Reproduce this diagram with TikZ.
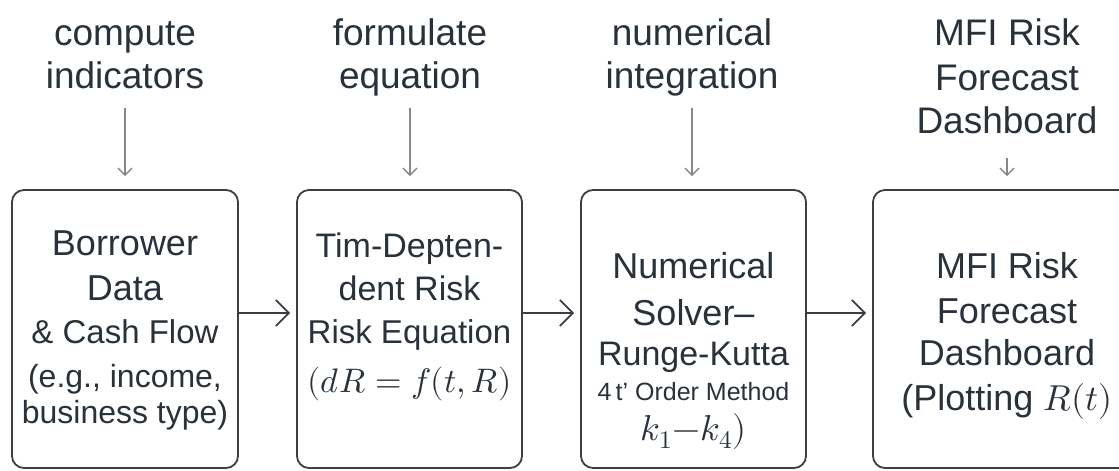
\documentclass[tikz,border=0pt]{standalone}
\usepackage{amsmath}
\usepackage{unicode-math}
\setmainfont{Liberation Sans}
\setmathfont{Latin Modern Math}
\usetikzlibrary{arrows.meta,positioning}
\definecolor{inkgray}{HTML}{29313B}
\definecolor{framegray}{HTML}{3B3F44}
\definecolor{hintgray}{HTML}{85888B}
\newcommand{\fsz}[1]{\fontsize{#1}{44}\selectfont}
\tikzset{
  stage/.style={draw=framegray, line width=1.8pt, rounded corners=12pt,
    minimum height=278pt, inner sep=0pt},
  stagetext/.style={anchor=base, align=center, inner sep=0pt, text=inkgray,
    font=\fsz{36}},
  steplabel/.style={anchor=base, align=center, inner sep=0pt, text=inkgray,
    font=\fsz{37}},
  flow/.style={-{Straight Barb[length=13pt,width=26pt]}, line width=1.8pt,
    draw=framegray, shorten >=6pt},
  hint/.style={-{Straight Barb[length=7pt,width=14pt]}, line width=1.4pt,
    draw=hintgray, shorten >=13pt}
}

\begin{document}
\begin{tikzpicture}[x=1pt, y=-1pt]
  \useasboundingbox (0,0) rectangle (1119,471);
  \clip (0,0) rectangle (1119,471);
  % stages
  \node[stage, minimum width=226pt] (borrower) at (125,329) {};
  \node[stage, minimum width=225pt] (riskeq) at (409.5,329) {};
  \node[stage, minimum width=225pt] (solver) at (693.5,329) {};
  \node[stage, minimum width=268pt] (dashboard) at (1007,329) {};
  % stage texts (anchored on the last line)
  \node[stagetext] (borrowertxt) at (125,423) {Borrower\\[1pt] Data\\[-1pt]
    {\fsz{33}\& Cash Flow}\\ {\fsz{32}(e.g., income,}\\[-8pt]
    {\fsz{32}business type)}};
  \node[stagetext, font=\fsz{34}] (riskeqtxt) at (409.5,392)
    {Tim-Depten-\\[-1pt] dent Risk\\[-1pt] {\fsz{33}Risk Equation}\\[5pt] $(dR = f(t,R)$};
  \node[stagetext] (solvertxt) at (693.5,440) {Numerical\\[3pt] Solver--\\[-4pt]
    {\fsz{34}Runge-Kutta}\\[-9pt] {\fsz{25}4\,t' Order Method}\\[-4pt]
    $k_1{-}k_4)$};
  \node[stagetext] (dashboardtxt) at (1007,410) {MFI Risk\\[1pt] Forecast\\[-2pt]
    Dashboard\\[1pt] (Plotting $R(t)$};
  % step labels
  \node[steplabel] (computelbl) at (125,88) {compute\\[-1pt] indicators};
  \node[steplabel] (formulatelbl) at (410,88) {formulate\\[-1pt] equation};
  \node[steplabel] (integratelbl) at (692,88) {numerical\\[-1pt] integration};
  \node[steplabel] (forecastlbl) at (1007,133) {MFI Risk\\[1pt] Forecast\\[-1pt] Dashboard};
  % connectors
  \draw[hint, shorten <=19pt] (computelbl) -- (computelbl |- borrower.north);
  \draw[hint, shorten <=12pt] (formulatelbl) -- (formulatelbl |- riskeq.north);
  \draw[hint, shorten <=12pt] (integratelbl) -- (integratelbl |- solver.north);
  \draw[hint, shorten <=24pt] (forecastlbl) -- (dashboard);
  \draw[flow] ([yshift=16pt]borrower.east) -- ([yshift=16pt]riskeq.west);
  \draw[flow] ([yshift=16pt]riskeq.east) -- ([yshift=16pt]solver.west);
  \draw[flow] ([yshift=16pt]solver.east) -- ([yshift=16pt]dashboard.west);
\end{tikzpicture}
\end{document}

WHAT IS REQUIRED: Reproduce all of the material exactly, apart from the pictures.

OUTPUT:
Reproduce this diagram with TikZ.
\documentclass[tikz,border=0pt]{standalone}
\usepackage{amsmath}
\usepackage{unicode-math}
\setmainfont{Liberation Sans}
\setmathfont{Latin Modern Math}
\usetikzlibrary{arrows.meta,positioning}
\definecolor{inkgray}{HTML}{29313B}
\definecolor{framegray}{HTML}{3B3F44}
\definecolor{hintgray}{HTML}{85888B}
\newcommand{\fsz}[1]{\fontsize{#1}{44}\selectfont}
\tikzset{
  stage/.style={draw=framegray, line width=1.8pt, rounded corners=12pt,
    minimum height=278pt, inner sep=0pt},
  stagetext/.style={anchor=base, align=center, inner sep=0pt, text=inkgray,
    font=\fsz{36}},
  steplabel/.style={anchor=base, align=center, inner sep=0pt, text=inkgray,
    font=\fsz{37}},
  flow/.style={-{Straight Barb[length=13pt,width=26pt]}, line width=1.8pt,
    draw=framegray, shorten >=6pt},
  hint/.style={-{Straight Barb[length=7pt,width=14pt]}, line width=1.4pt,
    draw=hintgray, shorten >=13pt}
}

\begin{document}
\begin{tikzpicture}[x=1pt, y=-1pt]
  \useasboundingbox (0,0) rectangle (1119,471);
  \clip (0,0) rectangle (1119,471);
  % stages
  \node[stage, minimum width=226pt] (borrower) at (125,329) {};
  \node[stage, minimum width=225pt] (riskeq) at (409.5,329) {};
  \node[stage, minimum width=225pt] (solver) at (693.5,329) {};
  \node[stage, minimum width=268pt] (dashboard) at (1007,329) {};
  % stage texts (anchored on the last line)
  \node[stagetext] (borrowertxt) at (125,423) {Borrower\\[1pt] Data\\[-1pt]
    {\fsz{33}\& Cash Flow}\\ {\fsz{32}(e.g., income,}\\[-8pt]
    {\fsz{32}business type)}};
  \node[stagetext, font=\fsz{34}] (riskeqtxt) at (409.5,392)
    {Tim-Depten-\\[-1pt] dent Risk\\[-1pt] {\fsz{33}Risk Equation}\\[5pt] $(dR = f(t,R)$};
  \node[stagetext] (solvertxt) at (693.5,440) {Numerical\\[3pt] Solver--\\[-4pt]
    {\fsz{34}Runge-Kutta}\\[-9pt] {\fsz{25}4\,t' Order Method}\\[-4pt]
    $k_1{-}k_4)$};
  \node[stagetext] (dashboardtxt) at (1007,410) {MFI Risk\\[1pt] Forecast\\[-2pt]
    Dashboard\\[1pt] (Plotting $R(t)$};
  % step labels
  \node[steplabel] (computelbl) at (125,88) {compute\\[-1pt] indicators};
  \node[steplabel] (formulatelbl) at (410,88) {formulate\\[-1pt] equation};
  \node[steplabel] (integratelbl) at (692,88) {numerical\\[-1pt] integration};
  \node[steplabel] (forecastlbl) at (1007,133) {MFI Risk\\[1pt] Forecast\\[-1pt] Dashboard};
  % connectors
  \draw[hint, shorten <=19pt] (computelbl) -- (computelbl |- borrower.north);
  \draw[hint, shorten <=12pt] (formulatelbl) -- (formulatelbl |- riskeq.north);
  \draw[hint, shorten <=12pt] (integratelbl) -- (integratelbl |- solver.north);
  \draw[hint, shorten <=24pt] (forecastlbl) -- (dashboard);
  \draw[flow] ([yshift=16pt]borrower.east) -- ([yshift=16pt]riskeq.west);
  \draw[flow] ([yshift=16pt]riskeq.east) -- ([yshift=16pt]solver.west);
  \draw[flow] ([yshift=16pt]solver.east) -- ([yshift=16pt]dashboard.west);
\end{tikzpicture}
\end{document}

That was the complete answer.